Many people don’t understand why I run. Especially people close to me. Which is weird… because they’re supposed to be the people that know me the best, right? Regardless, last night I ran… I ran hard. It was my first “real” time hitting the pavement since Ragnar this past weekend (don’t worry, I’ll recap the shit out of that Relay when I have time to upload all of my pictures).
I spent most of my day at the office yesterday on the verge of tears, angry, bitter, in the office bathroom silently crying to myself. Easy to say it wasn’t a good day. So, I figured, as I usually do after TERRIBLE days, “I’ll run this out”. (Let me preface this by saying… I took a NASTY fall on the first leg of Ragnar… NASTY!! Swollen, bloody knees, excessive shin pain, ankle pain… Just incredibly yucky, however I’d be able to walk with minimal limping, so I thought I could handle a small run… BOY was I mistaken…) So I laced up my shoes, put on my SUPER cute “SweatPink” tank, and headed out the door. I have a pretty mean hill right outside of my development so the thought popped into my head… “BRF is 5 weeks out, and it’s hilly as all get out, lets do hills!!” (bad idea Stace) I start running… HARD. I’m not fast, at all, I never claim to be. On hills, I’m slower then a turtle in molasses. However, I ran my first mile of hill intervals in 9:26. (not too bad!) Especially when my most recent mile PR is 9:08. Throwing hills in there??? NOT TO FUCKING SHABBY!! Anyway… around mile 1.75, I noticed a sharp pain I didn’t like… at all. I thought I was going down… I looked at my phone and realized I was close to a mile marker and pushed even hard (thank God I was going down hill…) I finished that mile at 9:20. 9:23 average on hills for 2 miles… I’ll take it. What I WONT take is the EXCRUCIATING pain that followed… I barely made it back to my apartment. I get to the door, hands shaking, get the key in, drop everything, get to the freezer and grab two large ice packs. I make it to the front of the living room and my legs buckle… I’m on my knees. (remember that fall I mentioned previously?? YEA THAT WAS FUCKING FUN!! *tears*) I pulled myself back up and fell onto the couch. Ice packs on both legs, tears streaming down my face, grabbing the couch for dear life (like its going to somehow help me), clenching my teeth so I don’t scream out in agony.
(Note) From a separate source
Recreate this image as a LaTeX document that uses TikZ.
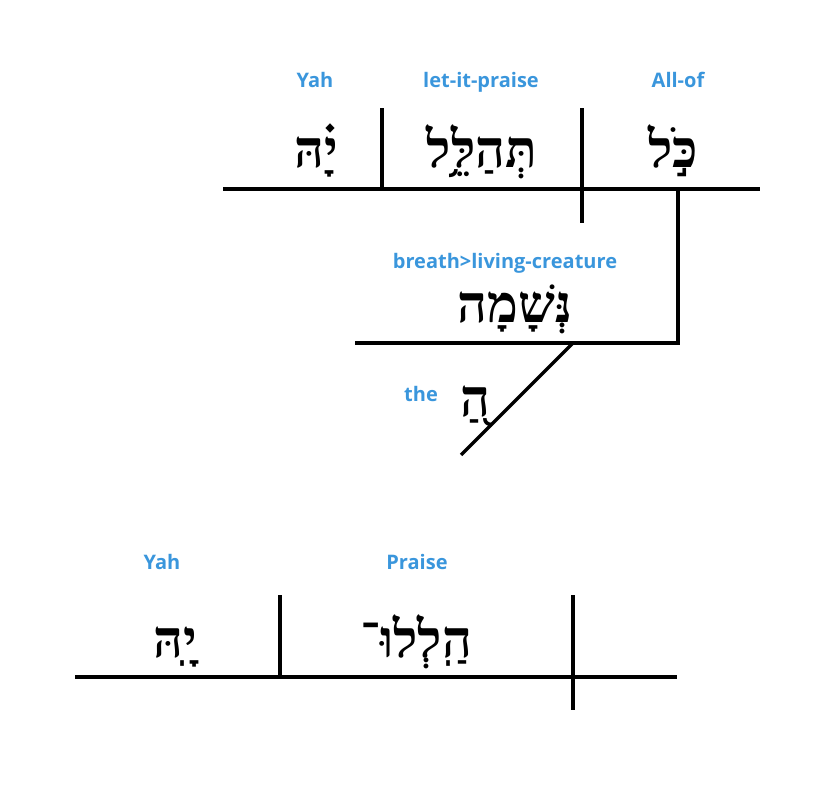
\documentclass[tikz,border=0pt]{standalone}
\usepackage{fontspec}
\newfontfamily\glossfont{Open Sans}
\newfontfamily\hebfont[Script=Hebrew]{Liberation Serif}
\TeXXeTstate=1
\definecolor{glossblue}{RGB}{58,150,220}
\tikzset{
  gloss/.style={text=glossblue, font=\glossfont\bfseries\fontsize{20}{24}\selectfont, anchor=base, inner sep=0pt},
  heb/.style={font=\hebfont\bfseries\fontsize{52}{58}\selectfont, anchor=base, inner sep=0pt},
  rule/.style={line width=3.2pt}
}
\begin{document}
\begin{tikzpicture}[x=1pt,y=-1pt]
	\useasboundingbox (0,0) rectangle (825,800);
	% upper clause
	\node[gloss] (yah1) at (315,88) {Yah};
	\node[gloss] (letpraise) at (481,88) {let-it-praise};
	\node[gloss] (allof) at (678,88) {All-of};
	\node[heb] (yahheb1) at (316,167) {\beginR יָ֗הּ\endR};
	\node[heb] (tehallel) at (482,167) {\beginR תְּהַלֵּ֥ל\endR};
	\node[heb] (kol) at (673,167) {\beginR כֹּ֣ל\endR};
	\node[gloss] (breath) at (505,268) {breath>living-creature};
	\node[heb] (neshamah) at (515,322) {\beginR נְּשָׁמָה\endR};
	\node[gloss] (the) at (421,401) {the};
	\node[heb] (ha) at (475,416) {\beginR הַ֭\endR};
	\coordinate (base1w) at (223,189);
	\coordinate (base1e) at (760,189);
	\coordinate (vo1top) at (382,108);
	\coordinate (vo1bot) at (382,189);
	\coordinate (sp1top) at (582,108);
	\coordinate (sp1bot) at (582,223);
	\coordinate (kolfoot) at (678,189);
	\coordinate (breathe) at (678,343);
	\coordinate (breathw) at (355,343);
	\coordinate (theup) at (573,343);
	\coordinate (thedown) at (461,455);
	 \draw[rule] (base1w) -- (base1e);
	 \draw[rule] (vo1top) -- (vo1bot);
	 \draw[rule] (sp1top) -- (sp1bot);
	 \draw[rule] (kolfoot) -- (breathe) -- (breathw);
	 \draw[rule] (theup) -- (thedown);
	% lower clause
	\node[gloss] (yah2) at (162,569) {Yah};
	\node[gloss] (praise) at (417,569) {Praise};
	\node[heb] (yahheb2) at (175,657) {\beginR יָֽהּ\endR};
	\node[heb] (hallelu) at (416,657) {\beginR הַֽלְלוּ־\endR};
	\coordinate (base2w) at (75,677);
	\coordinate (base2e) at (677,677);
	\coordinate (vo2top) at (280,595);
	\coordinate (vo2bot) at (280,677);
	\coordinate (sp2top) at (573,595);
	\coordinate (sp2bot) at (573,710);
	 \draw[rule] (base2w) -- (base2e);
	 \draw[rule] (vo2top) -- (vo2bot);
	 \draw[rule] (sp2top) -- (sp2bot);
\end{tikzpicture}
\end{document}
The first things running through my head:
- Stress fracture?
- What if I can’t run anymore?
- My marathon is 5 weeks away?
- Oh shit, I’m going to throw up
- I might pass out….
- FUCK THIS HURTS!!!!
- I need water… and no one is here to help me
- I can’t stop crying long enough to pick up the phone….
- WHY DID I RUN TODAY
- FUCK FUCK FUCK FUCK!!!!!
I’ve felt pain… I have a high pain tolerance. This wasn’t pussy “oh, I have a boo-boo” pain. I thought I broke something. I was petrified. Running is my therapy. I was speaking to someone recently who asked me why I run so much… I responded as honestly as I could; “Running saved my life”. When you suffer from depression, you need an out… a way to escape (even if briefly) from the hell that you experience everyday. (If you don’t have depression, or don’t understand depression, don’t comment or judge… you.don’t.get.it.) Running is my out. If I lose it, I don’t know where to go from there.
As I lay, helpless on the couch, with my fears flashing before my eyes… I cried harder. Oh yea, the pain was cruel… almost punishing… but the fear that I wouldn’t be able to run again was worse. “What do I do now?” “Where do I go from here?” After an hour of ice and elevation, I was about to stand without my legs buckling under me. I slowly walked to my room and CAREFULLY applied compression sleeves to both of my legs. I prayed. (not something I do enough, I’ll admit) This morning, I’m walking. It hurts, but I’m walking.
I know this post is WAY less perky then most of my posts, but it’s honest. And if you know anything about me, I’m honest… especially about myself and my running. I wont say that I hope you enjoyed the post, but I hope you read it and understand a little more about me because of it.